So what you propose is not realistic.

Taxes are simply too low. It's arguable which level of government should raise them.

Personally, I think the feds should be giving loans to municipalities against future federal revenue resulting from the upgrade.

Feds budget $5B per year for infrastructure loans. Municipalities apply for the loan. The higher ROI applications get funded in full based with some consideration for track record.

Repayment is from increases in FEDERAL tax revenue collected as a result of the improvement taking into account general revenue improvement as a baseline, with this increase being over and above that.


The federal government can show that smart investing in area X has benefited all Canadians by reducing taxes or increasing health care, etc.
 
Mississauga mulls service cuts

Mississauga has no debt, it has several hundred million dollars saved up. Yet despite this, it raising taxes each year (just like Toronto and the rest of the GTA) and has already predicted that it will have to start borrowing money in less than ten years because there is not funding.

So what you propose is not realistic.

Link to this article in the Saturday Star about Mississauga's service cuts:

With declining growth and assessment base, famously debt-free city looking to trim its budget
Sep 13, 2008 04:30 AM

Phinjo Gombu
Urban Affairs Reporter

Mississauga faces some difficult choices with the release of a staff report late yesterday that recommends cutting $12 million from the $515 million operating budget over the next two years.

The GTA's second-largest city, once cash-rich but now struggling with a declining assessment base, faces the prospect of cuts in service that might mean fewer fire trucks on the road, library closings, or a fee charged to residents for emergency responses to car accidents.

At a meeting next Wednesday, the city's budget committee also plans to look at fees for parking at city parks, reduced snow clearing, fewer sidewalk and road repairs, a 25-cent transit fare increase and eliminating some poorly performing transit routes.

"There will be staff implications because you cannot provide services without people," said the city's budget director, Roberto Rossini. He was asked by council to come up with some $15.3 million in savings in June. Almost half that cost was attributed to increases in the cost of fuel, utilities and winter maintenance – items that will also hit many other municipal budgets across the GTA in coming months.

The stark choice facing council was to find the savings or hit residents with a 9.7 per cent property tax hike next year, followed by a potential 9.9 per cent hike the following year – more than double last year's 3.9 per cent tax hike.

Rossini was able to shave about $3.2 million, but for the rest came up with at least 80 recommendations for council to ponder.

"No decisions on any budget reduction options have been made," he said yesterday. "Council will be seeing these for the first time ... so many of these ideas could be complete non-starters for them."

Councillor George Carlson said it's time for Mississauga council to make some hard decisions, even if that means staff cuts.
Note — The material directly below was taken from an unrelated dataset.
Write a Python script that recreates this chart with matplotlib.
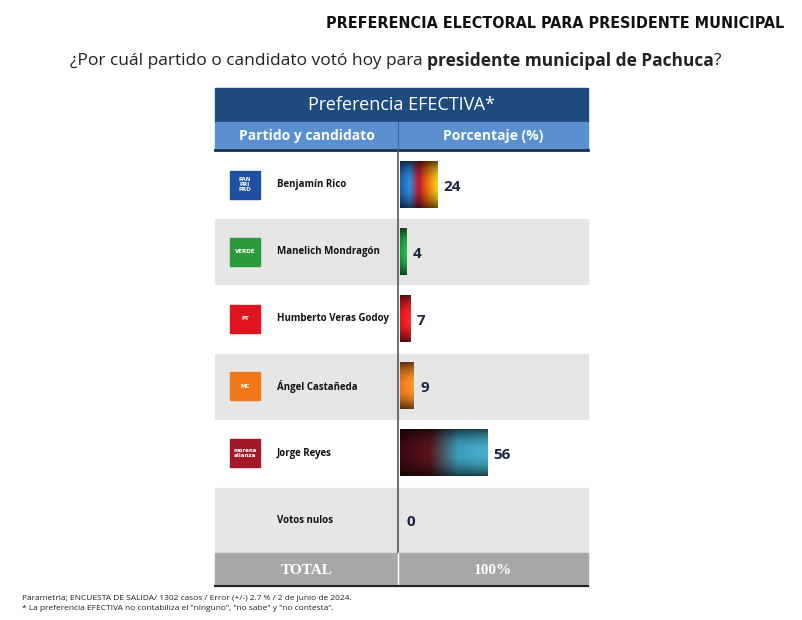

"Seventy-five per cent of our budget is staffing, so it stands to reason that if there are savings, that's where it's going to come from," Carlson said.

"Sooner or later, the free money from developers (development charges paid to the city) will be finished and the party's over," he continued.

"We have to really tighten down. There's no way we can continue with the past practice of budgets growing every year beyond the inflation rate."

The current financial woes are especially galling in Mississauga because the city hasn't borrowed any money since 1978.

Mississauga's woes have escalated recently after years of unprecedented growth.

Fuelled by a growing assessment base, the city managed without a single tax hike between 1990 and 2001.

But now, mostly built-out, it has turned to its cash reserves to help make ends meet. At the current rate of depletion those reserves would disappear by 2012, putting the city in the red for the first time.

Longtime Mayor Hazel McCallion has become a leading champion for federal government assistance to cities dealing with an infrastructure crisis that, in Mississauga's case, will require about $75 million a year for the next 20 years.

Mississauga council flirted with a proposal last year for a 5 per cent stopgap infrastructure levy that would have raised an extra $12.5 million a year. But in the end councillors opted for a 1 per cent levy that will bring in only $2.5 million a year.
 
Taxes are simply too low. It's arguable which level of government should raise them.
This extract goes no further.